Krise in Tunesien

von Redaktion

Präsident entlässt Premier und schließt Parlament

Tunis – Es könnte die schwerste Bewährungsprobe seit 2011 für die junge Demokratie Tunesien werden: Präsident Kais Saied hat in einem umstrittenen Schritt Regierungschef Hichem Mechichi abgesetzt, die Arbeit des Parlaments für zunächst 30 Tage eingefroren und die Immunität aller Abgeordneten aufgehoben. Die Amtsgeschäfte werde er mit einem zu bestimmenden Nachfolger Mechichis führen, kündigte Saied nach einer Krisensitzung mit Militärvertretern an.

In dem kleinen Mittelmeerland liefert sich Saied seit Monaten einen Machtkampf mit der islamisch-konservativen Ennahda-Partei. Diese ist stärkste Kraft im Parlament, in breiten Teilen der Bevölkerung aber unbeliebt. Saied streitet mit dem nun abgesetzten Mechichi sowie mit Parlamentspräsident und Ennahda-Chef Rached Ghannouchi darüber, wie die Macht zwischen Präsident, Regierung und Parlament verteilt werden soll.

Der überraschende Zug Saieds trieb seine Unterstützer in der Nacht zu Montag trotz einer Corona-Ausgangssperre zu Jubelfeiern auf die Straße.
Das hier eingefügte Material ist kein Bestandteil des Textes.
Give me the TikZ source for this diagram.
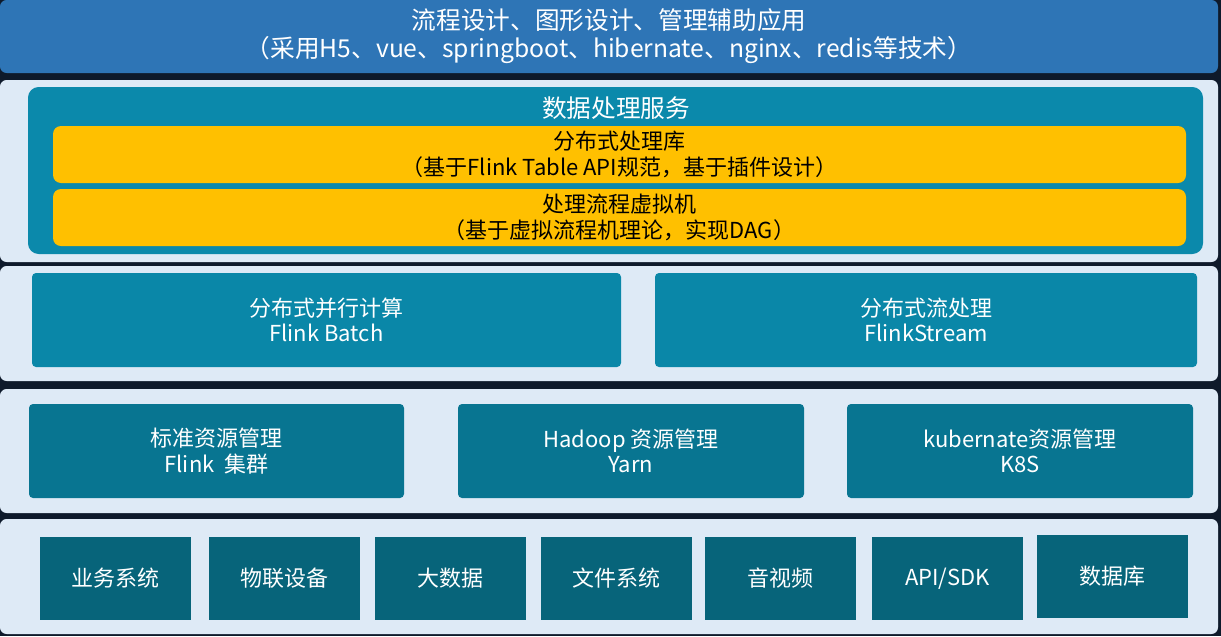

Sie zündeten laut Augenzeugen Leuchtfeuer und Feuerwerk, hupten in Autos, schwenkten Fahnen und sangen die Nationalhymne. Teils waren auf Videos Militärfahrzeuge zu sehen, die durch klatschende Gruppen von Tunesiern fuhren. Der seit 2019 amtierende Saied zeigte sich dort in der Nacht kurz und versicherte, es handle sich um keinen „Putsch“ und er wolle „keinen einzigen Tropfen Blut vergießen“. Gewalt werde aber umgehend mit Gewalt der Sicherheitskräfte beantwortet.

Am Montag schien Saied die Übernahme der Regierungsgeschäfte mithilfe des Militärs sichern zu wollen. Soldaten umstellten das Parlament sowie Gebäude der Regierung und des Staatsfernsehens.